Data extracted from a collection

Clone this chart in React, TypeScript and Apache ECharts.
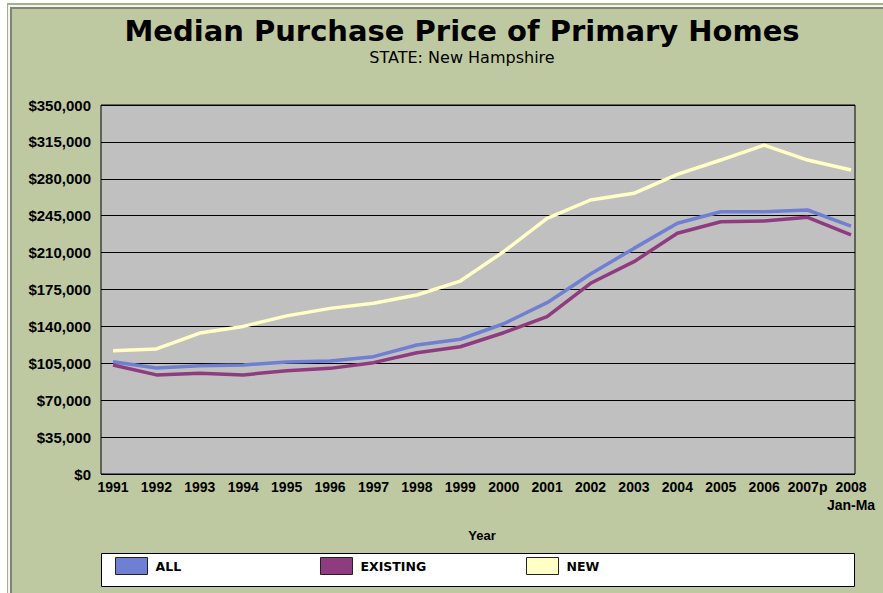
import React, { useEffect, useRef } from "react";
import * as echarts from "echarts";

const categories = ["1991", "1992", "1993", "1994", "1995", "1996", "1997", "1998", "1999", "2000", "2001", "2002", "2003", "2004", "2005", "2006", "2007p", "2008\nJan-Ma"];
const allValues = [106500, 100500, 102700, 103400, 106200, 107200, 111300, 122400, 127800, 142500, 162500, 189700, 214000, 237800, 248800, 248800, 250400, 235200];
const existingValues = [103400, 94000, 95500, 94000, 98000, 100200, 105600, 115000, 120700, 134000, 149200, 180900, 201400, 228300, 239300, 240000, 243500, 226700];
const newValues = [117000, 118600, 133700, 140000, 150000, 157100, 161900, 169800, 183000, 210900, 242500, 259900, 266200, 284200, 297800, 312000, 297800, 288300];
const seriesNames = ["ALL", "EXISTING", "NEW"];
const seriesColors = ["#6f7fd2", "#8e3b7f", "#ffffc6"];
const yMin = 0;
const yMax = 350000;
const yStep = 35000;

export default function App() {
  const ref = useRef<HTMLDivElement>(null);
  useEffect(() => {
    if (!ref.current) return;
    const chart = echarts.init(ref.current, null, { renderer: "svg" });
    const values = [allValues, existingValues, newValues];
    const legendLefts = [115, 320, 526];
    chart.setOption({
      animation: false,
      backgroundColor: "transparent",
      title: {
        text: "Median Purchase Price of Primary Homes",
        subtext: "STATE: New Hampshire",
        left: 462,
        textAlign: "center",
        top: 16,
        padding: 0,
        itemGap: 4,
        textStyle: { fontFamily: "DejaVu Sans", fontWeight: "bold", fontSize: 29, color: "#000" },
        subtextStyle: { fontFamily: "DejaVu Sans", fontSize: 16, color: "#000" },
      },
      grid: [
        { left: 101, top: 105, width: 754, height: 369, show: true, backgroundColor: "#c0c0c0", borderColor: "#000", borderWidth: 1 },
        { left: 113, top: 105, width: 738, height: 369 },
      ],
      xAxis: [
        { type: "value", gridIndex: 0, min: 0, max: 1, show: false },
        {
          type: "category",
          gridIndex: 1,
          boundaryGap: false,
          data: categories,
          axisLine: { show: false },
          axisTick: { show: false },
          axisLabel: { interval: 0, margin: 4, color: "#000", fontFamily: "Liberation Sans", fontWeight: "bold", fontSize: 14, lineHeight: 18 },
          name: "Year",
          nameLocation: "middle",
          nameGap: 55,
          nameTextStyle: { color: "#000", fontFamily: "Liberation Sans", fontWeight: "bold", fontSize: 13 },
        },
      ],
      yAxis: [
        {
          type: "value",
          gridIndex: 0,
          min: yMin,
          max: yMax,
          interval: yStep,
          axisLine: { show: false },
          axisTick: { show: false },
          splitLine: { show: true, lineStyle: { color: "#000", width: 1 } },
          axisLabel: {
            margin: 10,
            color: "#000",
            fontFamily: "Liberation Sans",
            fontWeight: "bold",
            fontSize: 15,
            formatter: (v: number) => "$" + v.toLocaleString("en-US"),
          },
        },
        { type: "value", gridIndex: 1, min: yMin, max: yMax, show: false },
      ],
      legend: seriesNames.map((name, i) => ({
        left: legendLefts[i],
        top: 557,
        padding: 0,
        itemWidth: 32,
        itemHeight: 17,
        icon: "rect",
        data: [name],
        itemStyle: { borderColor: "#222", borderWidth: 1 },
        textStyle: { color: "#000", fontFamily: "DejaVu Sans", fontWeight: "bold", fontSize: 12.5, padding: [9, 0, 0, 3] },
      })),
      graphic: [
        {
          type: "rect",
          shape: { x: 101.5, y: 553.5, width: 753, height: 33 },
          style: { fill: "#fff", stroke: "#000", lineWidth: 1 },
          z: -1,
        },
      ],
      series: seriesNames.map((name, i) => ({
        name,
        type: "line",
        xAxisIndex: 1,
        yAxisIndex: 1,
        data: values[i],
        symbol: "none",
        showSymbol: false,
        color: seriesColors[i],
        itemStyle: { color: seriesColors[i] },
        lineStyle: { color: seriesColors[i], width: 3.5 },
      })),
    });
    return () => chart.dispose();
  }, []);

  return (
    <div style={{ position: "fixed", left: 0, top: 0, width: 883, height: 593, background: "#fff", overflow: "hidden" }}>
      <div style={{ position: "absolute", left: 7, top: 3, right: 0, bottom: 0, background: "#a7af8a" }} />
      <div style={{ position: "absolute", left: 8, top: 5, right: 0, bottom: 0, background: "#f4f6ee" }} />
      <div style={{ position: "absolute", left: 10, top: 7, right: 0, bottom: 0, background: "#7f8478" }} />
      <div style={{ position: "absolute", left: 12, top: 9, right: 0, bottom: 0, background: "#bfc9a1" }} />
      <div ref={ref} style={{ position: "absolute", left: 0, top: 0, width: 883, height: 593 }} />
    </div>
  );
}
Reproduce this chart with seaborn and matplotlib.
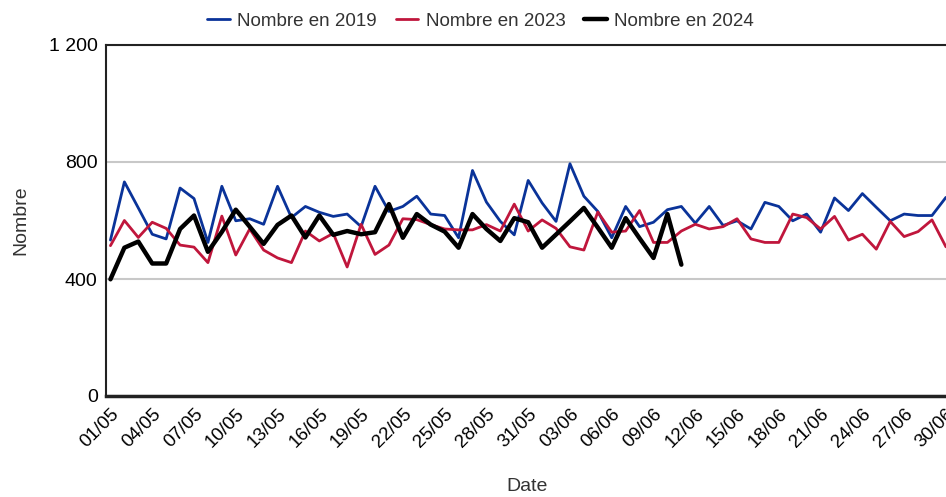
import matplotlib
matplotlib.use("Agg")
import matplotlib.pyplot as plt
import numpy as np
import pandas as pd
import seaborn as sns

# jours du 01/05 au 30/06
dates = pd.date_range("2024-05-01", "2024-06-30", freq="D").strftime("%d/%m").tolist()

nombre_2019 = [533, 732, 643, 553, 537, 711, 675, 525, 717, 599,
               606, 587, 717, 610, 648, 628, 614, 622, 579, 717,
               631, 648, 683, 622, 617, 541, 771, 663, 597, 551,
               737, 660, 597, 794, 683, 631, 541, 648, 579, 594,
               637, 648, 591, 648, 583, 599, 571, 662, 648, 599,
               622, 560, 677, 634, 692, 645, 599, 622, 617, 617,
               679]
nombre_2023 = [514, 600, 542, 594, 573, 516, 509, 456, 615, 482,
               571, 499, 472, 456, 564, 530, 556, 441, 587, 484,
               516, 606, 603, 586, 571, 568, 568, 586, 564, 656,
               564, 602, 573, 510, 499, 629, 560, 564, 634, 525,
               525, 564, 587, 571, 579, 606, 537, 525, 525, 622,
               610, 571, 614, 533, 553, 502, 597, 545, 562, 602,
               510]
nombre_2024 = [399, 507, 528, 453, 453, 571, 617, 493, 561, 637,
               579, 520, 585, 617, 542, 617, 551, 564, 553, 560,
               656, 541, 622, 586, 562, 507, 622, 571, 530, 608,
               594, 507, 552, 597, 643, 576, 507, 608, 539, 472,
               622, 449]

series = [("Nombre en 2019", nombre_2019, "#0a3399", 2.0),
          ("Nombre en 2023", nombre_2023, "#c0163c", 2.0),
          ("Nombre en 2024", nombre_2024, "#000000", 3.2)]

sns.set_style("white")
plt.rcParams["font.family"] = ["Liberation Sans", "DejaVu Sans"]

fig = plt.figure(figsize=(9.46, 4.97), dpi=100)
ax = fig.add_axes([106 / 946, 1 - 396 / 497, 842 / 946, 351 / 497])

for name, vals, col, lw in series:
    df = pd.DataFrame({"jour": np.arange(len(vals)), "nombre": vals})
    sns.lineplot(data=df, x="jour", y="nombre", ax=ax, color=col, linewidth=lw, label=name)

ax.set_xlim(-0.32, 60.15)
ax.set_ylim(0, 1200)
ax.set_yticks([0, 400, 800, 1200])
ax.set_yticklabels(["0", "400", "800", "1 200"], fontsize=14, color="black")
ticks = np.arange(0, len(dates), 3)
ax.set_xticks(ticks)
ax.set_xticklabels([dates[i] for i in ticks], rotation=45, ha="right",
                   rotation_mode="anchor", fontsize=13.5, color="black")
ax.tick_params(axis="x", direction="inout", length=8, width=1.2, pad=3)
ax.tick_params(axis="y", direction="out", length=4, width=1.2, pad=2)

ax.yaxis.grid(True, color="#c8c8c8", linewidth=1.5)
ax.set_axisbelow(True)
for s in ["left", "bottom", "top"]:
    ax.spines[s].set_color("#222222")
    ax.spines[s].set_linewidth(1.5)
ax.spines["bottom"].set_linewidth(2.5)
ax.spines["right"].set_visible(False)

ax.set_xlabel("Date", fontsize=14, color="#333333", labelpad=19)
ax.set_ylabel("Nombre", fontsize=14, color="#333333", labelpad=14)

leg = ax.legend(loc="upper center", bbox_to_anchor=(0.445, 1.14), ncol=3,
                frameon=False, fontsize=13.5, handlelength=1.2, columnspacing=1.0,
                handletextpad=0.4)
for t in leg.get_texts():
    t.set_color("#333333")

fig.savefig("out.png", dpi=100)
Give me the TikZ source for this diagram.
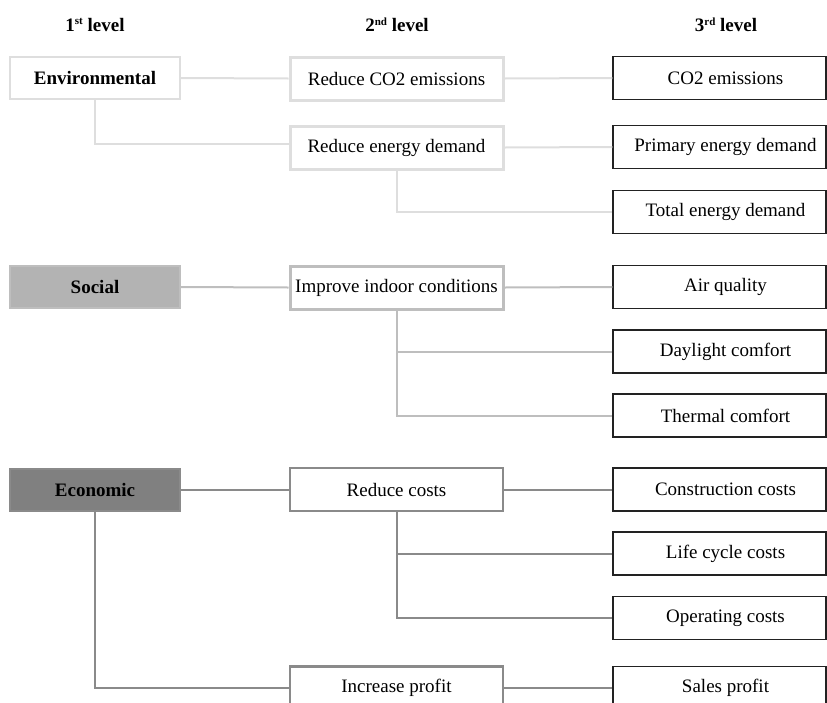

### Set task:
Only the lines from the one bearing "Reproduce this chart" to the one bearing "color=col, linewidth=lw, label=name)", both included, should be restated word for word, with pictures left out.

### Result below:
Reproduce this chart with seaborn and matplotlib.
import matplotlib
matplotlib.use("Agg")
import matplotlib.pyplot as plt
import numpy as np
import pandas as pd
import seaborn as sns

# jours du 01/05 au 30/06
dates = pd.date_range("2024-05-01", "2024-06-30", freq="D").strftime("%d/%m").tolist()

nombre_2019 = [533, 732, 643, 553, 537, 711, 675, 525, 717, 599,
               606, 587, 717, 610, 648, 628, 614, 622, 579, 717,
               631, 648, 683, 622, 617, 541, 771, 663, 597, 551,
               737, 660, 597, 794, 683, 631, 541, 648, 579, 594,
               637, 648, 591, 648, 583, 599, 571, 662, 648, 599,
               622, 560, 677, 634, 692, 645, 599, 622, 617, 617,
               679]
nombre_2023 = [514, 600, 542, 594, 573, 516, 509, 456, 615, 482,
               571, 499, 472, 456, 564, 530, 556, 441, 587, 484,
               516, 606, 603, 586, 571, 568, 568, 586, 564, 656,
               564, 602, 573, 510, 499, 629, 560, 564, 634, 525,
               525, 564, 587, 571, 579, 606, 537, 525, 525, 622,
               610, 571, 614, 533, 553, 502, 597, 545, 562, 602,
               510]
nombre_2024 = [399, 507, 528, 453, 453, 571, 617, 493, 561, 637,
               579, 520, 585, 617, 542, 617, 551, 564, 553, 560,
               656, 541, 622, 586, 562, 507, 622, 571, 530, 608,
               594, 507, 552, 597, 643, 576, 507, 608, 539, 472,
               622, 449]

series = [("Nombre en 2019", nombre_2019, "#0a3399", 2.0),
          ("Nombre en 2023", nombre_2023, "#c0163c", 2.0),
          ("Nombre en 2024", nombre_2024, "#000000", 3.2)]

sns.set_style("white")
plt.rcParams["font.family"] = ["Liberation Sans", "DejaVu Sans"]

fig = plt.figure(figsize=(9.46, 4.97), dpi=100)
ax = fig.add_axes([106 / 946, 1 - 396 / 497, 842 / 946, 351 / 497])

for name, vals, col, lw in series:
    df = pd.DataFrame({"jour": np.arange(len(vals)), "nombre": vals})
    sns.lineplot(data=df, x="jour", y="nombre", ax=ax, color=col, linewidth=lw, label=name)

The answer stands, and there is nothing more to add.